ECM RECORDS AT 50 | New York, Jazz at Lincoln Center

Rose Hall in Jazz at Lincoln Center became something of a spiritual place on Friday night, as 32 of the world’s top jazz artists came together to pay tribute to 50 years of ECM Records. The brainchild of Manfred Eicher, ECM has put out over 1600 records since its founding in 1969 —including seminal works such as Keith Jarrett’s Köln Concert— with the overwhelming bulk produced by Eicher himself. A Mendeleev of jazz, Eicher assembled an astonishing periodic table of living legends for this two-night marathon tribute.

The night opened with Brazilian pianist Egberto Gismonti, in beanie and ponytail, playing a solo piece that sounded like a six-hander: an impossible number of overlapping rhythms and melodies, interspersed with moments of melancholic beauty. A murderer’s row of solos, duos, trios and quartets followed. The musicians in Joe Lovano’s trio were each in their own world, yet somehow stitching together a new one: like Frankenstein’s monster, slowly gaining control of each part of the body before finding out they’re Usain Bolt.

Larry Grenadier managed to summon an orchestra of sounds from his almost purple bass – from an old man on his last legs to a New Wave string quartet. Vijay Iyer and Wadada Leo Smith played what can only be described as a demonic waltz, with Smith sounding like an angry wasp trapped in a bottle (in a good way). The reverb from Avishai Cohen’s trumpet playing directly into the body of a Steinway concert grand made him sound like he was the only musician in the world. But the unexpected highlight of the night was Swiss pianist Nik Bärtsch. His solo piece started out like morse code and steadily built to a waterfall of sound. He used the piano for melody and for percussion, tapping, strumming, massaging the strings in ways I had never seen or heard before – like a hunter using every part of his kill.

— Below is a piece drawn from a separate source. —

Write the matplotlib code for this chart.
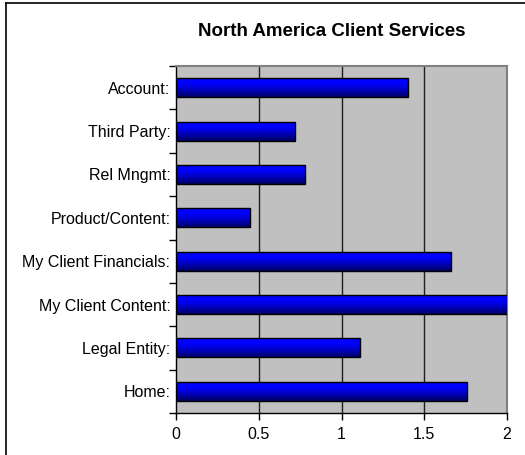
import matplotlib
matplotlib.use("Agg")
import matplotlib.pyplot as plt
import numpy as np
from matplotlib.lines import Line2D

plt.rcParams['font.family'] = ['Liberation Sans', 'DejaVu Sans']

# categories listed bottom to top
categories = ['Home:', 'Legal Entity:', 'My Client Content:', 'My Client Financials:',
              'Product/Content:', 'Rel Mngmt:', 'Third Party:', 'Account:']
values = [1.76, 1.11, 2.0, 1.66, 0.45, 0.78, 0.72, 1.40]
xticks = [0, 0.5, 1, 1.5, 2]
xticklabels = ['0', '0.5', '1', '1.5', '2']

W, H = 525, 455
fig = plt.figure(figsize=(W / 100, H / 100), dpi=100)
ax = fig.add_axes([176 / W, 1 - 413 / H, (507 - 176) / W, (413 - 66) / H])
ax.set_facecolor('#c0c0c0')

bar_h = 0.44
ypos = np.arange(len(categories))

# vertical gradient built from thin horizontal strips:
# bright blue over the upper part, darkening to navy at the bottom
n_strips = 24
t = (np.arange(n_strips) + 0.5) / n_strips          # 0 = top, 1 = bottom
shade = np.clip((t - 0.25) / 0.75, 0, 1) ** 1.2
strip_h = bar_h / n_strips

for y, v in zip(ypos, values):
    for k in range(n_strips):
        yc = y + bar_h / 2 - (k + 0.5) * strip_h
        ax.barh(yc, v, height=strip_h * 1.02, color=(0, 0, 1.0 - 0.62 * shade[k]),
                linewidth=0, zorder=3)
    ax.barh(y, v, height=bar_h, facecolor='none', edgecolor='black',
            linewidth=1.0, zorder=4)
ax.set_xlim(0, 2)
ax.set_ylim(-0.5, len(categories) - 0.5)

for x in xticks[1:-1]:
    ax.axvline(x, color='#202020', linewidth=1.0, zorder=1)

ax.set_xticks(xticks)
ax.set_xticklabels(xticklabels, fontsize=11.5)
ax.set_yticks(ypos)
ax.set_yticklabels(categories, fontsize=11.5)
ax.set_yticks(np.arange(-0.5, len(categories), 1), minor=True)
ax.tick_params(axis='y', which='major', length=0, pad=4)
ax.tick_params(axis='y', which='minor', length=5, width=1)
ax.tick_params(axis='x', length=5, width=1, pad=5)

for s in ['left', 'bottom']:
    ax.spines[s].set_color('black')
    ax.spines[s].set_linewidth(1.0)
for s in ['top', 'right']:
    ax.spines[s].set_color('#808080')
    ax.spines[s].set_linewidth(1.5)

fig.text(332 / W, 1 - 32 / H, 'North America Client Services', ha='center',
         va='center', fontsize=13.5, fontweight='bold')

# outer frame (left and top edges)
fig.add_artist(Line2D([6 / W, 6 / W], [0, 1 - 3 / H], transform=fig.transFigure,
                      color='black', linewidth=1.2))
fig.add_artist(Line2D([6 / W, 1], [1 - 3 / H, 1 - 3 / H], transform=fig.transFigure,
                      color='black', linewidth=1.2))

fig.savefig('out.png', dpi=100)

The fact that Jack DeJohnette, Ravi Coltrane, Craig Taborn, Bill Frissell or Shai Maestro haven’t even been mentioned should tell you how special this night was. The micro-sets were tied together by a thread of almost religious reverence – at least one piece or passage of a piece from each set sounded like a modern-day hymn. A fitting offering to the shrine of ECM and how it has profoundly shaped jazz as an art form.